The category of head and neck cancers includes malignancies that appear in what’s called the upper area digestive track.
“The upper areas in your mouth, your throat, when you go ‘ah’ in the mirror, your voicebox and so forth,” said Dr. Pfister.
Historically, the biggest risk factor for this kind of cancer is tobacco and alcohol use. The link between smoking or chewing tobacco and getting cancer in your mouth, throat or on your tongue is clear and more commonly known. But Dr. Pfister says the danger with alcohol is often when it is consumed, or over-consumed, in conjunction with tobacco.
“There seems to be kind of a synergistic risk with the interaction between tobacco and alcohol. And so this is one of the sites in the body where those behaviors were clearly associated with the cancer,” said Dr. Pfister.
But, in recent years, Dr. Pfister says it has become clear that head and neck cancers can because by a viral infection, specifically the human papillomavirus, or HPV. In fact, as fewer American are smoking, the number of head and neck cancers due to tobacco use have gone down. But, meanwhile, cases of cancer in this region that can be traced to HPV are tracking up. And Dr. Pfister says these patients fit a different profile.

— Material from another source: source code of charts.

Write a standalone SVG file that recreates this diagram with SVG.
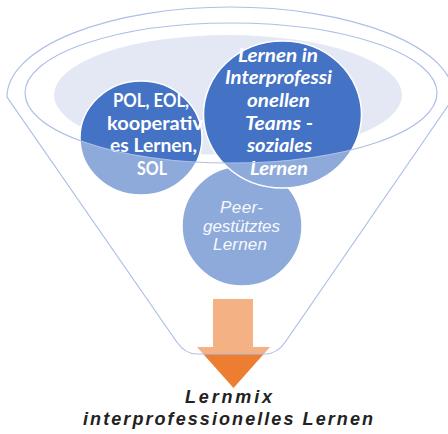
<svg xmlns="http://www.w3.org/2000/svg" width="448" height="434" viewBox="0 0 448 434">
<style>
.line{fill:none;stroke:#AEBFE6;stroke-width:1.2}
.blob{fill:#4472C4;stroke:#FFFFFF;stroke-width:1.5}
.bold{font-family:Lato,"Liberation Sans",sans-serif;font-weight:700;font-size:18px;fill:#FFFFFF}
.bi{font-family:Lato,"Liberation Sans",sans-serif;font-weight:700;font-style:italic;font-size:18px;fill:#FFFFFF}
.peer{font-family:"Liberation Sans",Arial,sans-serif;font-style:italic;font-size:17px;fill:#F2F5FB}
.cap{font-family:"Liberation Sans",Arial,sans-serif;font-style:italic;font-weight:700;font-size:18px;fill:#222222}
</style>
<rect width="448" height="434" fill="#FFFFFF"/>
<g id="funnel-back">
<ellipse cx="228" cy="95" rx="174" ry="60" fill="#E4E8F4"/>
</g>
<g id="node-peer">
<circle cx="242" cy="226" r="60" class="blob"/>
<text class="peer" x="220" y="213" textLength="43" lengthAdjust="spacing">Peer-</text>
<text class="peer" x="203" y="232" textLength="77" lengthAdjust="spacing">gestütztes</text>
<text class="peer" x="213" y="250" textLength="54" lengthAdjust="spacing">Lernen</text>
</g>
<g id="node-pol">
<ellipse cx="141" cy="138" rx="61" ry="57" class="blob"/>
<text class="bold" x="113" y="107" textLength="76" lengthAdjust="spacingAndGlyphs">POL, EOL,</text>
<text class="bold" x="107" y="129.6" textLength="96" lengthAdjust="spacingAndGlyphs">kooperativ</text>
<text class="bold" x="110" y="152.3" textLength="87" lengthAdjust="spacingAndGlyphs">es Lernen,</text>
<text class="bold" x="137" y="175" textLength="30" lengthAdjust="spacingAndGlyphs">SOL</text>
</g>
<g id="node-teams">
<ellipse cx="282.5" cy="114.5" rx="79" ry="73.5" class="blob"/>
<text class="bi" x="238" y="61.5" textLength="80" lengthAdjust="spacingAndGlyphs">Lernen in</text>
<text class="bi" x="225" y="84.2" textLength="107" lengthAdjust="spacingAndGlyphs">Interprofessi</text>
<text class="bi" x="247" y="106.9" textLength="63" lengthAdjust="spacingAndGlyphs">onellen</text>
<text class="bi" x="245" y="129.6" textLength="68" lengthAdjust="spacingAndGlyphs">Teams -</text>
<text class="bi" x="247" y="152.3" textLength="65" lengthAdjust="spacingAndGlyphs">soziales</text>
<text class="bi" x="250" y="175" textLength="58" lengthAdjust="spacingAndGlyphs">Lernen</text>
</g>
<g id="connectors">
<path d="M213 299H253V347H270L233.5 388L197 347H213Z" fill="#ED7D31"/>
</g>
<g id="funnel">
<path fill="#FFFFFF" fill-opacity="0.4" fill-rule="evenodd" d="M7 97A223.5 90 0 0 1 454 97L285.3 342Q277 354 265 354L197 354Q185 354 176.8 342Z M25 93A206 70 0 1 0 437 93A206 70 0 1 0 25 93Z"/>
<path class="line" d="M7 97A223.5 90 0 0 1 454 97L285.3 342Q277 354 265 354L197 354Q185 354 176.8 342Z"/>
<ellipse class="line" cx="231" cy="93" rx="206" ry="70"/>
</g>
<g id="caption">
<text class="cap" x="185" y="403" textLength="87" lengthAdjust="spacing">Lernmix</text>
<text class="cap" x="83" y="425" textLength="290" lengthAdjust="spacing">interprofessionelles Lernen</text>
</g>
</svg>
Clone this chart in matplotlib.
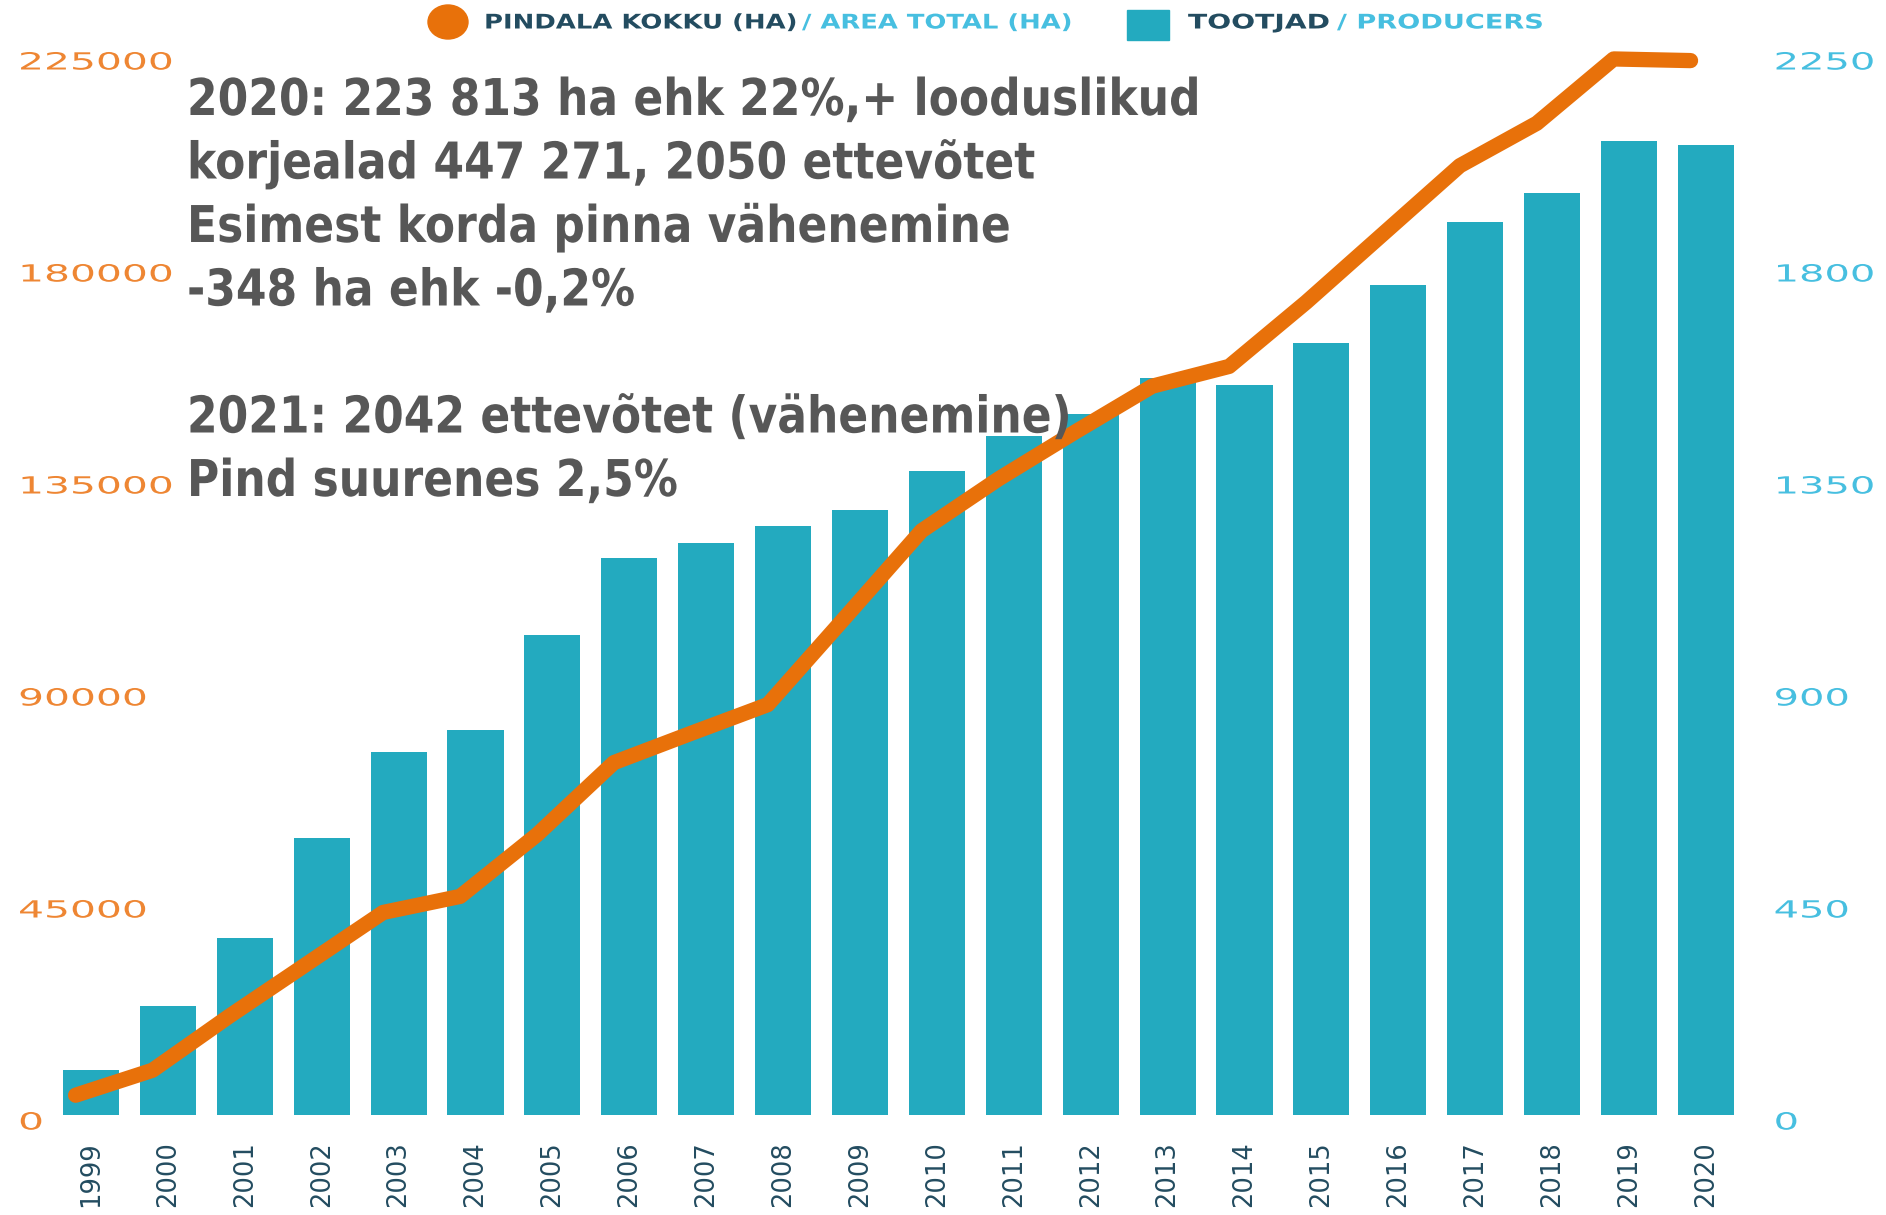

"They tend to be younger, they tend to have less other medical problems, because they haven’t been smokers. They actually have a cure rate, even when they have stage 3 and 4 disease, that is actually, we cure most of these patients,” said Dr. Pfister.
“Epidemiologically it’s potentially associated with oral sex and increased number of sexual partners. That’s another lifestyle factor that potentially could be considered in terms of decreasing risk,” said Dr. Pfister.
The fact that these cancers are associated with HPV, is actually causing some hope among researchers that a screening test could be developed for these kind of head and neck cancers. Cervical cancer, which is associated with the HPV virus as well, can be screened using a pap smear test.
Regardless of the cause, Dr. Pfister says currently there are no standard screening tests. Patients generally notice that something is wrong, they have problems swallowing or discomfort of some kind. Or their dentist may detect a problem.
Treatment for head and neck cancers is generally surgery, sometimes followed by radiation. But if the location of the cancer makes surgery impossible, the cancer may be treated by radiation alone. Dr. Pfister says that advances in robotics are making surgery possible in locations in the head and neck that were either too difficult for human hands to perform, or would have caused too much damage.
Whatever the treatment, Dr. Pfister says that the first priority is curing the cancer and saving the patient’s life. But, Dr. Pfister says the treatment team also needs to consider maintaining the function of the mouth and throat, and how it will impact the way a patient looks.
“How do we design a treatment plan that leads to the best possible cure rate, but at the same time optimizes quality of life, cosmeses and function for the patient.”